• What you will do: Start at the line containing "What React, TypeScript", stop at the line containing "const xEnd = x(100);", and set down every line in that stretch exactly as written, and nothing else.

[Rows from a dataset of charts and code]
---

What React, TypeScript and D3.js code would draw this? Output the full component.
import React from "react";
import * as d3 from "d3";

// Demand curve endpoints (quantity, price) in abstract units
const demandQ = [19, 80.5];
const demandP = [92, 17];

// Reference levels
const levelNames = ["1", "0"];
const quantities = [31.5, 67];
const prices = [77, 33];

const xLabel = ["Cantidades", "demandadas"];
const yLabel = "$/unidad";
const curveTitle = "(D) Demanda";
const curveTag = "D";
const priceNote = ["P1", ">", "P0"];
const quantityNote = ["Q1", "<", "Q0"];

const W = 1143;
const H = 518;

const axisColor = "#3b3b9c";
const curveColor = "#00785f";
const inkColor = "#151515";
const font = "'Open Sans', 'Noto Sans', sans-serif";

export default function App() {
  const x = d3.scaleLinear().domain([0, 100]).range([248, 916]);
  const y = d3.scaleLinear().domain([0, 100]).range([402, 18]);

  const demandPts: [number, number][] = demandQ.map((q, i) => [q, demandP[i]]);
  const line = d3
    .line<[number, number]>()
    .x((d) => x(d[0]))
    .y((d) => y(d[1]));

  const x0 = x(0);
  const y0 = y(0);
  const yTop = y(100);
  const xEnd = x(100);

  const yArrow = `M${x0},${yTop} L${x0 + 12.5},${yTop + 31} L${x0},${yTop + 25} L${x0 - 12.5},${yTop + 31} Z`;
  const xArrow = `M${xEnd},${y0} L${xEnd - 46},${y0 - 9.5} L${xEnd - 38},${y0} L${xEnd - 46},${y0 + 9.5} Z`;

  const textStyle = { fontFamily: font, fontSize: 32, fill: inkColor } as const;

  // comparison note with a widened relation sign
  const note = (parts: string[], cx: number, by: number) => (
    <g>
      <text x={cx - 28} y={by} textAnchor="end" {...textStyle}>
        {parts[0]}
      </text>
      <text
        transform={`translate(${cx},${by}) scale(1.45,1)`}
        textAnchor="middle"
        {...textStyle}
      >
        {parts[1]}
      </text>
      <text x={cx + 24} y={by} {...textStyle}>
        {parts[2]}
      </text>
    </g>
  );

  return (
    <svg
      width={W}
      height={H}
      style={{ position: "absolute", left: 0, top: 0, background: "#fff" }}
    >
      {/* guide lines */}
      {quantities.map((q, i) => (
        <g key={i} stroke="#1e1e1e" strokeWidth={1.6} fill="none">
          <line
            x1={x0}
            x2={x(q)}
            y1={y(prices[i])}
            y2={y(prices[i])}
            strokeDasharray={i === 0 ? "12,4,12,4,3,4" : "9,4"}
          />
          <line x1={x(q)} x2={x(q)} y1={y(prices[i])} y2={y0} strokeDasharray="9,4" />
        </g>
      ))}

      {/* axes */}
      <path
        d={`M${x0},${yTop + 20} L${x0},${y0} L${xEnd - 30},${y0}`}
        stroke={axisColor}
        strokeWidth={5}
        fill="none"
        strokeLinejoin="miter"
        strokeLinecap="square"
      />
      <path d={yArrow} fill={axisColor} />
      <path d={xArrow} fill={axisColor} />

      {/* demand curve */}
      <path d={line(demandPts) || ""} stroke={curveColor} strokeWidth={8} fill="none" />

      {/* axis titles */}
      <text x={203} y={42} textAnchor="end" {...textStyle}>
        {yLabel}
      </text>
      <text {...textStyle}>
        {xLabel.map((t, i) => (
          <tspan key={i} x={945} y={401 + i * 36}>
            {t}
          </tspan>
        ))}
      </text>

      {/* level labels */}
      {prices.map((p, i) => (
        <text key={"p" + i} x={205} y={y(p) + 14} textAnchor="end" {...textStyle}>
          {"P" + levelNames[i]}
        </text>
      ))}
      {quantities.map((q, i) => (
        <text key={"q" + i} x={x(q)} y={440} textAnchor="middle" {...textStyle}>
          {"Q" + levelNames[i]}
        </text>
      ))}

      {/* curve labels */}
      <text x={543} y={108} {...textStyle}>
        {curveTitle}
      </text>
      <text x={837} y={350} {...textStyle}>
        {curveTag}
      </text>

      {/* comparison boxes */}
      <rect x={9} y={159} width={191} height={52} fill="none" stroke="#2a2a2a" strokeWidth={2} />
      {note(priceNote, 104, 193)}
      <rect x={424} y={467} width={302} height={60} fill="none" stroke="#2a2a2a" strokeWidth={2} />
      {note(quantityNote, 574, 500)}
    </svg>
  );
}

---

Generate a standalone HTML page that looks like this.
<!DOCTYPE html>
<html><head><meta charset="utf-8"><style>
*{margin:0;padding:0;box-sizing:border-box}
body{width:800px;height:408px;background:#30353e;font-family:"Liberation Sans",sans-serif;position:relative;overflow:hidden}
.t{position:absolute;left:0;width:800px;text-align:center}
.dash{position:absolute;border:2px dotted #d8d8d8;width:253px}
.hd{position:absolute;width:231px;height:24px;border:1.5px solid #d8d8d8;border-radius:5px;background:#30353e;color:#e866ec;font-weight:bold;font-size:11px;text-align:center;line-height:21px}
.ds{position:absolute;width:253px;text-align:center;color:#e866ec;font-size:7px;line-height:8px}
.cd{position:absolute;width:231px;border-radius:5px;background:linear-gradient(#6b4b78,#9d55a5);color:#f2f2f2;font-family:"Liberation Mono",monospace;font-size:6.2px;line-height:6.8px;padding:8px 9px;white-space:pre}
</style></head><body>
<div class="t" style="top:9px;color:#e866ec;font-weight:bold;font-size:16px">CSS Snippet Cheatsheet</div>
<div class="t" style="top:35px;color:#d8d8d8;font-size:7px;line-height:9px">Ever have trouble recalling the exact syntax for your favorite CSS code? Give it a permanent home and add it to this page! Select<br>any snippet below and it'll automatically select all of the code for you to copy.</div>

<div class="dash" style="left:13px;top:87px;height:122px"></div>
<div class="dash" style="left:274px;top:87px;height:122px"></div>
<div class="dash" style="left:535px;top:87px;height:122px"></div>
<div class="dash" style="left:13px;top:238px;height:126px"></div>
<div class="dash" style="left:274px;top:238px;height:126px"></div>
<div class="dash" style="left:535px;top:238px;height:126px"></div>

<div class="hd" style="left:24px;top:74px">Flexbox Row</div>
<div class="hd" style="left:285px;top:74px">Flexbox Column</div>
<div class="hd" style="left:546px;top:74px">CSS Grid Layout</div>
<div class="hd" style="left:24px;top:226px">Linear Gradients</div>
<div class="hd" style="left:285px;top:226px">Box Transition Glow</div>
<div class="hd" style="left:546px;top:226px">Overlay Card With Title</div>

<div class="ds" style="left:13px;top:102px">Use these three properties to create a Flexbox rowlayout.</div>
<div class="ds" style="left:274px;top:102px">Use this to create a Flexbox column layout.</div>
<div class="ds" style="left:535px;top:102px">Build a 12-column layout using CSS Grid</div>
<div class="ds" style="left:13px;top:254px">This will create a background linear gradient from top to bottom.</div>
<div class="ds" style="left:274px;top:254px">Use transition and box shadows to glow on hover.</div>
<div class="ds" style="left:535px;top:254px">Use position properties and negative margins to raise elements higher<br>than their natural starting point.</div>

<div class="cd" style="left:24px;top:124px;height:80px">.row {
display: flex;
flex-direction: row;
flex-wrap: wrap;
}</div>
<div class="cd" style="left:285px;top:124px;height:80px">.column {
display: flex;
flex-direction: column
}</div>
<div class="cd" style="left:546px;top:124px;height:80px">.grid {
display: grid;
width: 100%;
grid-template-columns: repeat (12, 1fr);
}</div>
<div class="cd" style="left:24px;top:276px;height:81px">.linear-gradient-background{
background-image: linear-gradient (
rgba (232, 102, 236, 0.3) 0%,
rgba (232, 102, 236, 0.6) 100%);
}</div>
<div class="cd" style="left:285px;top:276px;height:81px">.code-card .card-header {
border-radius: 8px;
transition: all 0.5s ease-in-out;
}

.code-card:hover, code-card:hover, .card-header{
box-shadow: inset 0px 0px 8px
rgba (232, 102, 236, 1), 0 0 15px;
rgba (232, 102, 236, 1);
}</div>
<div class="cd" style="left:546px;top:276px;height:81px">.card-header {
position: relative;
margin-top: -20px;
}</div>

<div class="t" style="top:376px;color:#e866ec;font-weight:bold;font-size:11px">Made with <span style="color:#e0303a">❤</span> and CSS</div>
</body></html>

---

• Result of the task:
What React, TypeScript and D3.js code would draw this? Output the full component.
import React from "react";
import * as d3 from "d3";

// Demand curve endpoints (quantity, price) in abstract units
const demandQ = [19, 80.5];
const demandP = [92, 17];

// Reference levels
const levelNames = ["1", "0"];
const quantities = [31.5, 67];
const prices = [77, 33];

const xLabel = ["Cantidades", "demandadas"];
const yLabel = "$/unidad";
const curveTitle = "(D) Demanda";
const curveTag = "D";
const priceNote = ["P1", ">", "P0"];
const quantityNote = ["Q1", "<", "Q0"];

const W = 1143;
const H = 518;

const axisColor = "#3b3b9c";
const curveColor = "#00785f";
const inkColor = "#151515";
const font = "'Open Sans', 'Noto Sans', sans-serif";

export default function App() {
  const x = d3.scaleLinear().domain([0, 100]).range([248, 916]);
  const y = d3.scaleLinear().domain([0, 100]).range([402, 18]);

  const demandPts: [number, number][] = demandQ.map((q, i) => [q, demandP[i]]);
  const line = d3
    .line<[number, number]>()
    .x((d) => x(d[0]))
    .y((d) => y(d[1]));

  const x0 = x(0);
  const y0 = y(0);
  const yTop = y(100);
  const xEnd = x(100);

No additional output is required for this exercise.